Dice Borges: “en algún recodo de tu encierro puede haber un descuido, una hendidura. El camino es fatal como la flecha, pero en las grietas está Dios, que acecha”. Lo escucho a él, a Borges, sin cables ni dispositivos, con la voz temblorosa, indeciso, con su leve tartamudeo y su acento porteño.
El recuerdo es fatal, como la flecha, me imagino:
El recuerdo de Doña Leonor que paría –sola- sus hijos de cuclillas sobre el reverso de un cuero de capón bien sobado, agarrándose de un cinchón atado al tirante del techo, en pleno campo, lejos de hospitales que aún no habían llegado al territorio.
El recuerdo de Lucía en el pueblo de las acequias, de sus trenzas con moños de cinta, que jugaba con una pelota a rayas mientras daba saltos al compás de los rebotes. De Fabriciano: que en plena calle hacía como que tocaba la guitarra usando una paleta de capón recién comprada, o que boxeaba con rivales imaginados, o que nosotros no veíamos, pero teniendo en cuenta que tenía espectadores* detrás de los visillos. De la tía Juana y la tía Chona que celebraron con agua del arroyo, en Cañadón Verde, la llegada del año ’38 y se preguntaron, en ese momento, si llegarían hasta 1980 que les parecía tan lejano. La tía Juana vive todavía pero no tiene en cuenta al tiempo, no lo mira, pasa a través de ella.
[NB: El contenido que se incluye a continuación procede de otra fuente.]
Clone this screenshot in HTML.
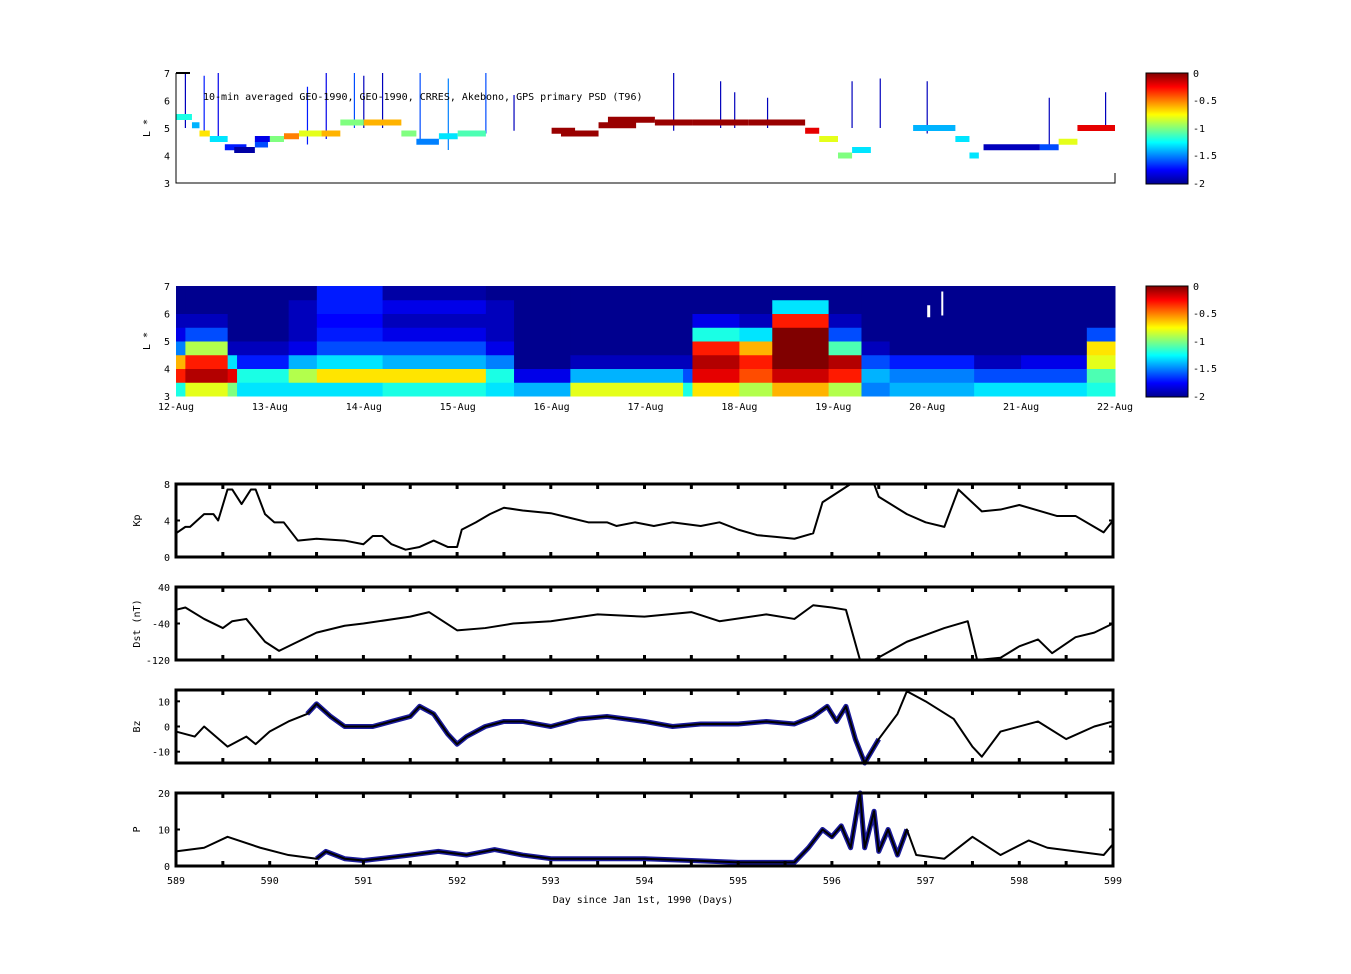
<!DOCTYPE html>
<html><head><meta charset="utf-8"><style>
html,body{margin:0;padding:0;background:#fff;}
svg{display:block;font-family:"DejaVu Sans Mono","Liberation Mono",monospace;}
text{font-size:10px;fill:#000;}
</style></head><body>
<svg id="fig" width="1351" height="974" viewBox="0 0 1351 974" xmlns="http://www.w3.org/2000/svg">
<defs>
<linearGradient id="jet" x1="0" y1="1" x2="0" y2="0">
<stop offset="0" stop-color="#00008f"/><stop offset="0.125" stop-color="#0000ff"/><stop offset="0.375" stop-color="#00ffff"/><stop offset="0.625" stop-color="#ffff00"/><stop offset="0.875" stop-color="#ff0000"/><stop offset="1" stop-color="#800000"/>
</linearGradient>
</defs>
<g id="p1"></g>
<g id="p2"></g>
<g id="lines"></g>
<g>
<rect x="1146" y="73" width="42" height="111" fill="url(#jet)" stroke="#000" stroke-width="1"/>
<text x="1193" y="77">0</text><text x="1193" y="104">-0.5</text><text x="1193" y="132">-1</text><text x="1193" y="159">-1.5</text><text x="1193" y="187">-2</text>
</g>
<g>
<rect x="1146" y="286" width="42" height="111" fill="url(#jet)" stroke="#000" stroke-width="1"/>
<text x="1193" y="290">0</text><text x="1193" y="317">-0.5</text><text x="1193" y="345">-1</text><text x="1193" y="372">-1.5</text><text x="1193" y="400">-2</text>
</g>
<text x="643" y="903" text-anchor="middle">Day since Jan 1st, 1990 (Days)</text>
</svg>
<script>
// ---------- data ----------
const dateLabels = ["12-Aug","13-Aug","14-Aug","15-Aug","16-Aug","17-Aug","18-Aug","19-Aug","20-Aug","21-Aug","22-Aug"];
const dayTicks = [589,590,591,592,593,594,595,596,597,598,599];
const trajBlocks = [[0,0.17,5.4,-1.2],[0.17,0.25,5.1,-1.4],[0.25,0.36,4.8,-0.7],[0.36,0.55,4.6,-1.3],[0.52,0.75,4.3,-1.7],[0.62,0.84,4.2,-1.95],[0.84,0.98,4.4,-1.6],[0.84,1.0,4.6,-1.8],[1.0,1.15,4.6,-1.0],[1.15,1.31,4.7,-0.5],[1.31,1.55,4.8,-0.8],[1.55,1.75,4.8,-0.6],[1.75,2.0,5.2,-1.0],[2.0,2.4,5.2,-0.6],[2.4,2.56,4.8,-1.0],[2.56,2.8,4.5,-1.5],[2.8,3.0,4.7,-1.3],[3.0,3.3,4.8,-1.1],
[4.0,4.25,4.9,-0.05],[4.1,4.5,4.8,-0.05],[4.5,4.9,5.1,-0.05],[4.6,5.1,5.3,-0.05],[5.1,5.5,5.2,-0.05],[5.5,6.1,5.2,-0.05],[6.1,6.7,5.2,-0.05],[6.7,6.85,4.9,-0.2],[6.85,7.05,4.6,-0.8],[7.05,7.2,4.0,-1.0],[7.2,7.4,4.2,-1.3],
[7.85,8.3,5.0,-1.4],[8.3,8.45,4.6,-1.3],[8.45,8.55,4.0,-1.3],[8.6,9.2,4.3,-1.9],[9.2,9.4,4.3,-1.6],[9.4,9.6,4.5,-0.8],[9.6,10,5.0,-0.2]];
const trajSpikes = [[0.1,5,7,-1.9],[0.3,4.8,6.9,-1.7],[0.45,4.5,7,-1.8],[1.4,4.4,6.5,-1.7],[1.6,4.6,7,-1.8],[1.9,5,7,-1.6],[2.0,5,6.9,-1.9],[2.2,5,7,-1.9],[2.6,4.5,7,-1.6],[2.9,4.2,6.8,-1.5],[3.3,4.8,7,-1.6],[3.6,4.9,6.2,-1.9],[5.3,4.9,7,-1.9],[5.8,5,6.7,-1.9],[5.95,5,6.3,-1.9],[6.3,5,6.1,-1.9],[7.2,5,6.7,-1.9],[7.5,5,6.8,-1.9],[8.0,4.8,6.7,-1.9],[9.3,4.2,6.1,-1.9],[9.9,5,6.3,-1.9]];
const specStart = [0,0.1,0.55,0.65,1.2,1.5,2.2,3.3,3.6,4.2,5.4,5.5,6.0,6.35,6.95,7.3,7.6,8.5,9.0,9.7];
const specEnd   = [0.1,0.55,0.65,1.2,1.5,2.2,3.3,3.6,4.2,5.4,5.5,6.0,6.35,6.95,7.3,7.6,8.5,9.0,9.7,10];
const specVals = [[-1.2,-0.3,-0.6,-1.5,-1.8,-1.9,-2,-2],[-0.8,-0.1,-0.3,-0.9,-1.6,-1.9,-2,-2],[-1,-0.2,-1.3,-1.9,-2,-2,-2,-2],[-1.3,-1.2,-1.7,-1.9,-2,-2,-2,-2],[-1.3,-0.9,-1.4,-1.8,-1.9,-1.9,-1.9,-2],[-1.3,-0.7,-1.3,-1.6,-1.7,-1.75,-1.7,-1.7],[-1.2,-0.7,-1.4,-1.6,-1.8,-1.9,-1.8,-1.95],[-1.3,-1.2,-1.5,-1.8,-1.9,-1.9,-1.9,-2],[-1.4,-1.8,-2,-2,-2,-2,-2,-2],[-0.8,-1.4,-1.9,-2,-2,-2,-2,-2],[-1.2,-1.6,-1.9,-2,-2,-2,-2,-2],[-0.7,-0.2,-0.1,-0.3,-1.2,-1.8,-2,-2],[-0.9,-0.4,-0.3,-0.6,-1.3,-1.9,-2,-2],[-0.6,-0.15,0,0,0,-0.3,-1.3,-2],[-0.9,-0.3,-0.1,-1.1,-1.6,-1.9,-2,-2],[-1.5,-1.4,-1.6,-1.9,-2,-2,-2,-2],[-1.4,-1.5,-1.7,-2,-2,-2,-2,-2],[-1.3,-1.6,-1.9,-2,-2,-2,-2,-2],[-1.3,-1.6,-1.8,-2,-2,-2,-2,-2],[-1.2,-1.1,-0.8,-0.7,-1.6,-2,-2,-2]];
const kpDays = [589,589.1,589.15,589.3,589.4,589.45,589.55,589.6,589.7,589.8,589.85,589.95,590.05,590.15,590.3,590.5,590.8,591.0,591.1,591.2,591.3,591.45,591.6,591.75,591.9,592.0,592.05,592.2,592.35,592.5,592.7,593.0,593.2,593.4,593.6,593.7,593.9,594.1,594.3,594.6,594.8,595.0,595.2,595.4,595.6,595.8,595.9,596.2,596.45,596.5,596.8,597.0,597.2,597.35,597.6,597.8,598.0,598.4,598.6,598.8,598.9,599];
const kpVals = [2.6,3.3,3.3,4.7,4.7,4,7.4,7.4,5.8,7.4,7.4,4.7,3.8,3.8,1.8,2,1.8,1.4,2.3,2.3,1.4,0.8,1.1,1.8,1.1,1.1,3,3.8,4.7,5.4,5.1,4.8,4.3,3.8,3.8,3.4,3.8,3.4,3.8,3.4,3.8,3.0,2.4,2.2,2.0,2.6,6,8,8,6.6,4.7,3.8,3.3,7.4,5,5.2,5.7,4.5,4.5,3.3,2.7,4];
const dstDays = [589,589.1,589.3,589.5,589.6,589.75,589.95,590.1,590.25,590.5,590.8,591,591.5,591.7,592,592.3,592.6,593,593.5,594,594.5,594.8,595.3,595.6,595.8,596,596.15,596.3,596.45,596.8,597,597.2,597.45,597.55,597.8,598.0,598.2,598.35,598.6,598.8,599];
const dstVals = [-10,-5,-30,-50,-35,-30,-80,-100,-85,-60,-45,-40,-25,-15,-55,-50,-40,-35,-20,-25,-15,-35,-20,-30,0,-5,-10,-120,-120,-80,-65,-50,-35,-120,-115,-90,-75,-105,-70,-60,-40];
const bzDays = [589,589.2,589.3,589.55,589.75,589.85,590,590.2,590.4,590.5,590.65,590.8,591.1,591.3,591.5,591.6,591.75,591.9,592,592.1,592.3,592.5,592.7,593,593.3,593.6,594,594.3,594.6,595,595.3,595.6,595.8,595.95,596.05,596.15,596.25,596.35,596.5,596.7,596.8,597,597.3,597.5,597.6,597.8,598.2,598.5,598.8,599];
const bzVals = [-2,-4,0,-8,-4,-7,-2,2,5,9,4,0,0,2,4,8,5,-3,-7,-4,0,2,2,0,3,4,2,0,1,1,2,1,4,8,2,8,-5,-15,-5,5,14,10,3,-8,-12,-2,2,-5,0,2];
const pDays = [589,589.3,589.55,589.9,590.2,590.5,590.6,590.8,591,591.5,591.8,592.1,592.4,592.7,593,594,594.5,595,595.6,595.75,595.9,596.0,596.1,596.2,596.3,596.35,596.45,596.5,596.6,596.7,596.8,596.9,597.2,597.5,597.8,598.1,598.3,598.9,599];
const pVals = [4,5,8,5,3,2,4,2,1.5,3,4,3,4.5,3,2,2,1.5,1,1,5,10,8,11,5,20,5,15,4,10,3,10,3,2,8,3,7,5,3,6];

// ---------- helpers ----------
const NS="http://www.w3.org/2000/svg";
function mk(tag,attrs,parent){const e=document.createElementNS(NS,tag);for(const k in attrs)e.setAttribute(k,attrs[k]);parent.appendChild(e);return e;}
function jet(v){let t=(v+2)/2;t=Math.max(0,Math.min(1,t));
 const s=[[0,0,0,143],[0.125,0,0,255],[0.375,0,255,255],[0.625,255,255,0],[0.875,255,0,0],[1,128,0,0]];
 for(let i=1;i<s.length;i++){if(t<=s[i][0]){const a=s[i-1],b=s[i],f=(t-a[0])/(b[0]-a[0]);return `rgb(${Math.round(a[1]+f*(b[1]-a[1]))},${Math.round(a[2]+f*(b[2]-a[2]))},${Math.round(a[3]+f*(b[3]-a[3]))})`;}}return "rgb(128,0,0)";}
const X0=176,X1=1115;
const xd=d=>X0+(d/10)*(X1-X0);

// ---------- panel 1 ----------
const p1=document.getElementById('p1');
const yL1=L=>183-(L-3)/4*110;
trajSpikes.forEach(s=>{const e=mk('line',{x1:xd(s[0]),x2:xd(s[0]),y1:yL1(s[1]),y2:yL1(s[2]),stroke:jet(s[3]),'stroke-width':1.2},p1);

});
trajBlocks.forEach(b=>{const e=mk('rect',{x:xd(b[0]),y:yL1(b[2])-3,width:Math.max(1,xd(b[1])-xd(b[0])),height:6,fill:jet(b[3])},p1);

});
mk('path',{d:`M${X0} 73V183H${X1}V173`,fill:'none',stroke:'#000','stroke-width':1},p1);
mk('line',{x1:X0,x2:X0+14,y1:73,y2:73,stroke:'#000','stroke-width':2},p1);
[3,4,5,6,7].forEach(L=>{const t=mk('text',{x:170,y:yL1(L)+4,'text-anchor':'end'},p1);t.textContent=L;});
{const t=mk('text',{x:203,y:100},p1);t.textContent="10-min averaged GEO-1990, GEO-1990, CRRES, Akebono, GPS  primary PSD (T96)";
}
{const t=mk('text',{x:0,y:0,transform:'translate(150,128) rotate(-90)','text-anchor':'middle'},p1);t.textContent="L *";
}

// ---------- panel 2 ----------
const p2=document.getElementById('p2');
const yL2=L=>396-(L-3)/4*110;
mk('rect',{x:X0,y:286,width:X1-X0,height:110,fill:'#00008f'},p2);
specStart.forEach((s,i)=>{specVals[i].forEach((v,j)=>{const e=mk('rect',{x:xd(s),y:yL2(3.5+j*0.5),width:xd(specEnd[i])-xd(s)+0.5,height:yL2(3)-yL2(3.5)+0.5,fill:jet(v)},p2);

});});
mk('rect',{x:xd(8.0),y:yL2(6.3),width:3,height:12,fill:'#fff'},p2);
mk('rect',{x:xd(8.15),y:yL2(6.8),width:2,height:24,fill:'#fff'},p2);
[3,4,5,6,7].forEach(L=>{const t=mk('text',{x:170,y:yL2(L)+4,'text-anchor':'end'},p2);t.textContent=L;});
dateLabels.forEach((l,i)=>{const t=mk('text',{x:xd(i),y:410,'text-anchor':'middle'},p2);t.textContent=l;
});
{const t=mk('text',{x:0,y:0,transform:'translate(150,341) rotate(-90)','text-anchor':'middle'},p2);t.textContent="L *";}

// ---------- line panels ----------
const G=document.getElementById('lines');
const XR=1113;
const xDayL=d=>X0+((d-589)/10)*(XR-X0);
function panel(name,top,bot,ymin,ymax,ticks,label,days,vals,blueFrom,blueTo){
 const g=mk('g',{},G);
 
 
 const y=v=>bot-(Math.max(ymin,Math.min(ymax,v))-ymin)/(ymax-ymin)*(bot-top);
 const pts=days.map((d,i)=>xDayL(d)+','+y(vals[i])).join(' ');
 if(blueFrom!==undefined){
  const bp=[];days.forEach((d,i)=>{if(d>=blueFrom&&d<=blueTo)bp.push(xDayL(d)+','+y(vals[i]));});
  const b=mk('polyline',{points:bp.join(' '),fill:'none',stroke:'#1a1a9a','stroke-width':5,'stroke-linejoin':'round'},g);
  
  
 }
 const l=mk('polyline',{points:pts,fill:'none',stroke:'#000','stroke-width':2,'stroke-linejoin':'round'},g);
 
 
 mk('rect',{x:X0,y:top,width:XR-X0,height:bot-top,fill:'none',stroke:'#000','stroke-width':3},g);
 for(let d=589.5;d<599;d+=0.5){const x=xDayL(d);mk('line',{x1:x,x2:x,y1:top,y2:top+5,stroke:'#000','stroke-width':3},g);mk('line',{x1:x,x2:x,y1:bot-5,y2:bot,stroke:'#000','stroke-width':3},g);}
 ticks.forEach(v=>{const t=mk('text',{x:170,y:y(v)+4,'text-anchor':'end'},g);t.textContent=v;
  mk('line',{x1:X0,x2:X0+4,y1:y(v),y2:y(v),stroke:'#000','stroke-width':2},g);mk('line',{x1:XR-4,x2:XR,y1:y(v),y2:y(v),stroke:'#000','stroke-width':2},g);});
 const t=mk('text',{x:0,y:0,transform:`translate(140,${(top+bot)/2}) rotate(-90)`,'text-anchor':'middle'},g);t.textContent=label;
}
panel('kp-panel',484,557,0,8,[0,4,8],'Kp',kpDays,kpVals);
panel('dst-panel',587,660,-120,40,[-120,-40,40],'Dst (nT)',dstDays,dstVals);
panel('bz-panel',690,763,-14.5,14.5,[-10,0,10],'Bz',bzDays,bzVals,590.35,596.55);
panel('p-panel',793,866,0,20,[0,10,20],'P',pDays,pVals,590.3,596.85);
dayTicks.forEach(d=>{const t=mk('text',{x:xDayL(d),y:884,'text-anchor':'middle'},G);t.textContent=d;

});
</script>
</body></html>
El recuerdo de Magda, que comía tierra y que, no se sabe bien por qué, tomaba un atajo para ir a dar clases. Consistía en lo siguiente: el edificio escolar estaba a la vuelta de la esquina pero ella no usaba la vereda; utilizaba la casa de sus amigos que tenía puertas a ambas calles; entraba por una calle, pasaba por el living –en ocasiones saludaba a los que estaban en la cocina- y salía por la puerta que daba a la otra donde estaba la Escuela. Sorteaba la esquina. Evitaba el ángulo recto y se iba por la tangente.
El recuerdo de cuando iban con Tulia a “El Extraviado” en un Renault 6 color verde y eran jóvenes y la pasaban tan bien. El recuerdo de Nuno a sus ochenta años, de su tiempo de niño pionero en la Península Avellaneda: nunca se acuerda del frío, se acuerda del color y el movimiento de las llamas.
El recuerdo de ese ser -más pequeño que nosotros- vestido con ropas de campo, que pasó caminando junto a mi hermana y a mí, que estábamos jugando en el faldeo de un cerrito cercano a nuestra casa, en la Patagonia. Pasó, muy cerca, sin prestarnos atención, ensimismado en su pertenencia ambigua al universo de las cosas y los seres que no conocemos.
Todos estos recuerdos se perderán en el tiempo, como lágrimas en la lluvia.

(*) Una frase que anoté no sé de qué lecturas.
(*) Un día, pasando en auto por la calle principal de Las Heras, veo a un hombre tirado de espaldas sobre la vereda. Paré, me bajé, y crucé el bulevar hasta llegar junto a él. Lo reconocí, era Fabriciano. De pronto abrió los ojos, mi miró, me hizo un guiño cómplice y siguió tirado. Era su show.